April 27, 2022 Liverpool manager Juergen Klopp with Diogo Jota after the match
An own goal and a Sadio Mane strike earned Liverpool a 2-0 victory in their Champions League semi-final first-leg against Villarreal on Wednesday, putting Juergen Klopp's side on course for their third European Cup final in five seasons.
After the drama of Tuesday's other semi-final, which saw Manchester City beat Real Madrid 4-3 at the Etihad, it was never going to be easy for this game to compete in the entertainment stakes.
But Liverpool did enough to build themselves a solid lead for Tuesday's return game in Spain where they will be confident of finishing off the job.
Villarreal defended in numbers in the first half to frustrate the six-times European Cup winners, with Thiago Alcantara going closest to breaking the deadlock with a thunderous strike from distance that hit the post.
There were several half-chances for Liverpool with Jordan Henderson drilling into the side netting and Mohamed Salah floating an effort wide, while Mane saw a deflected effort zip just past the post.
But for the most part Unai Emery's defence coped well, with Pau Torres in command at the back and the central midfield pairing of Dani Parejo and Etienne Capoue protecting the area in front of them.

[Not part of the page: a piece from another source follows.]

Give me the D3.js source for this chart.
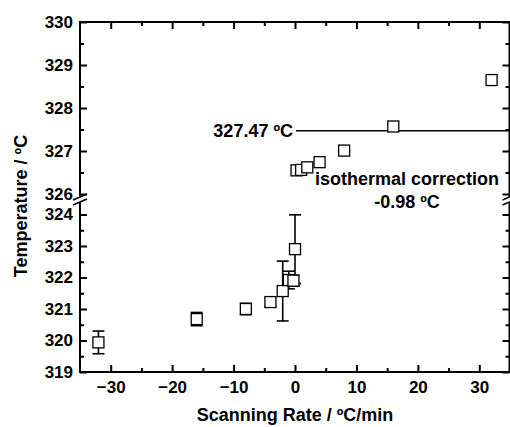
<!DOCTYPE html>
<html lang="en">
<head>
<meta charset="UTF-8">
<title>Temperature vs scanning rate</title>
<style>
  body { margin: 0; background: #fff; }
  text { font-family: "Liberation Sans", Arial, sans-serif; font-weight: bold; fill: #000; }
</style>
</head>
<body>
<div id="chart"></div>
<script src="https://d3js.org/d3.v7.min.js"></script>
<script>
// heating rates (upper panel, after isothermal correction)
const upRate = [0.25, 1, 2, 4, 8, 16, 32];
const upTemp = [326.55, 326.56, 326.62, 326.74, 327.01, 327.57, 328.65];

// cooling rates (lower panel) with error bars
const lowRate = [-32, -16, -8, -4, -2, -1, -0.25, 0];
const lowTemp = [319.94, 320.68, 321.0, 321.22, 321.57, 321.92, 321.9, 322.9];
const lowErr  = [0.36, 0.21, 0.18, 0.14, 0.95, 0.28, 0.17, 1.09];

const xTicks = [-30, -20, -10, 0, 10, 20, 30];
const xMinor = [-25, -15, -5, 5, 15, 25];
const upTicks = [326, 327, 328, 329, 330];
const upMinor = [326.5, 327.5, 328.5, 329.5];
const lowTicks = [319, 320, 321, 322, 323, 324];
const lowMinor = [319.5, 320.5, 321.5, 322.5, 323.5];
const refTemp = 327.47;

const W = 510, H = 427;
const pLeft = 80, pRight = 509.5, pTop = 22, pBottom = 372;

const svg = d3.select("#chart").append("svg")
    .attr("width", W).attr("height", H);

const x = d3.scaleLinear().domain([-35, 35]).range([pLeft, 510]);
const yTop = d3.scaleLinear().domain([326, 330]).range([194, pTop]);
const yBot = d3.scaleLinear().domain([319, 324]).range([pBottom, 214.5]);

const breakA = 197, breakB = 202;

// tick helper
function ticks(axisFn, scale, vals, size, pos, labels, pad) {
    const g = svg.append("g").attr("transform", pos)
        .call(axisFn(scale).tickValues(vals).tickSize(size).tickSizeOuter(0)
            .tickPadding(pad || 7)
            .tickFormat(labels ? d3.format("d") : ""));
    g.select(".domain").remove();
    g.selectAll("line").attr("stroke", "#000").attr("stroke-width", 2);
    g.selectAll("text").style("font-size", "17px");
    return g;
}

// bottom / top x ticks
ticks(d3.axisBottom, x, xTicks, -7, `translate(0,${pBottom})`, true, 9);
ticks(d3.axisBottom, x, xMinor, -4, `translate(0,${pBottom})`, false);
ticks(d3.axisTop, x, xTicks, -7, `translate(0,${pTop})`, false);
ticks(d3.axisTop, x, xMinor, -4, `translate(0,${pTop})`, false);

// left / right y ticks, two segments
ticks(d3.axisLeft, yTop, upTicks, -7, `translate(${pLeft},0)`, true);
ticks(d3.axisLeft, yTop, upMinor, -4, `translate(${pLeft},0)`, false);
ticks(d3.axisLeft, yBot, lowTicks, -7, `translate(${pLeft},0)`, true);
ticks(d3.axisLeft, yBot, lowMinor, -4, `translate(${pLeft},0)`, false);
ticks(d3.axisRight, yTop, upTicks, -7, `translate(${pRight},0)`, false);
ticks(d3.axisRight, yTop, upMinor, -4, `translate(${pRight},0)`, false);
ticks(d3.axisRight, yBot, lowTicks, -7, `translate(${pRight},0)`, false);
ticks(d3.axisRight, yBot, lowMinor, -4, `translate(${pRight},0)`, false);

// frame
const frame = svg.append("g").attr("stroke", "#000").attr("stroke-width", 2);
frame.append("line").attr("x1", pLeft - 1).attr("x2", pRight + 1).attr("y1", pTop).attr("y2", pTop);
frame.append("line").attr("x1", pLeft - 1).attr("x2", pRight + 1).attr("y1", pBottom).attr("y2", pBottom);
[pLeft, pRight].forEach(function (xx) {
    frame.append("line").attr("x1", xx).attr("x2", xx).attr("y1", pTop).attr("y2", breakA);
    frame.append("line").attr("x1", xx).attr("x2", xx).attr("y1", breakB).attr("y2", pBottom + 1);
    [breakA, breakB].forEach(function (yy) {
        frame.append("line").attr("stroke-width", 1.5)
            .attr("x1", xx - 7).attr("y1", yy + 3)
            .attr("x2", xx + 7).attr("y2", yy - 3);
    });
});

// reference line at 327.47
svg.append("line")
    .attr("x1", 296).attr("x2", pRight)
    .attr("y1", yTop(refTemp)).attr("y2", yTop(refTemp))
    .attr("stroke", "#000").attr("stroke-width", 1.5);
svg.append("text")
    .attr("x", 293).attr("y", yTop(refTemp)).attr("dy", "0.35em")
    .attr("text-anchor", "end").style("font-size", "18px")
    .text("327.47 ºC");

svg.append("text").attr("x", 407).attr("y", 185)
    .attr("text-anchor", "middle").style("font-size", "18px")
    .text("isothermal correction");
svg.append("text").attr("x", 407).attr("y", 208)
    .attr("text-anchor", "middle").style("font-size", "18px")
    .text("-0.98 ºC");

// error bars (lower panel)
const eb = svg.append("g").attr("stroke", "#000").attr("stroke-width", 1.6);
lowRate.forEach(function (r, i) {
    const cx = x(r), hi = yBot(lowTemp[i] + lowErr[i]), lo = yBot(lowTemp[i] - lowErr[i]);
    eb.append("line").attr("x1", cx).attr("x2", cx).attr("y1", hi).attr("y2", lo);
    eb.append("line").attr("x1", cx - 6).attr("x2", cx + 6).attr("y1", hi).attr("y2", hi);
    eb.append("line").attr("x1", cx - 6).attr("x2", cx + 6).attr("y1", lo).attr("y2", lo);
});

// square markers
const s = 11;
function squares(rates, temps, yScale) {
    svg.append("g").selectAll("rect")
        .data(rates.map(function (r, i) { return [r, temps[i]]; }))
        .enter().append("rect")
        .attr("x", function (d) { return x(d[0]) - s / 2; })
        .attr("y", function (d) { return yScale(d[1]) - s / 2; })
        .attr("width", s).attr("height", s)
        .attr("fill", "#fff").attr("stroke", "#000").attr("stroke-width", 1.3);
}
squares(lowRate, lowTemp, yBot);
squares(upRate, upTemp, yTop);

// axis titles
svg.append("text")
    .attr("x", x(0)).attr("y", 421)
    .attr("text-anchor", "middle").style("font-size", "18px")
    .text("Scanning Rate / ºC/min");
svg.append("text")
    .attr("transform", "translate(27,206) rotate(-90)")
    .attr("text-anchor", "middle").style("font-size", "18px")
    .text("Temperature / ºC");
</script>
</body>
</html>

Liverpool turned it up a notch after the break and moments after Brazilian midfielder Fabinho had seen one effort ruled out for offside, Henderson's cross was deflected into his own net by Pervis Estupinan to break Villarreal's resistance.
Able to express themselves with the deadlock broken, Mohamed Salah threaded a sublime pass through for Mane to put the game beyond the visitors 133 seconds later.
Liverpool's pressing was too much for the Spaniards at times and they had chances to make the result more comprehensive.
Andy Robertson had a fine effort ruled out for offside after connecting with a sweeping cross from Trent Alexander-Arnold, while Virgil van Dijk tried his luck with a long-range thunderbolt which nearly knocked Villarreal keeper Geronimo Rulli off his feet.
Anfield showed its appreciation at the final whistle but in truth this was a game that felt more like a group-stage match than a last-four encounter.
"They are a very organised team and we knew they would make it difficult. It was just important that we kept going and believed that we would eventually break them down. We did that with two good goals," said Henderson.
"Majority of the game, our counter-press was really good. It made it difficult for them. But the game is still alive and it will be tough in Villarreal."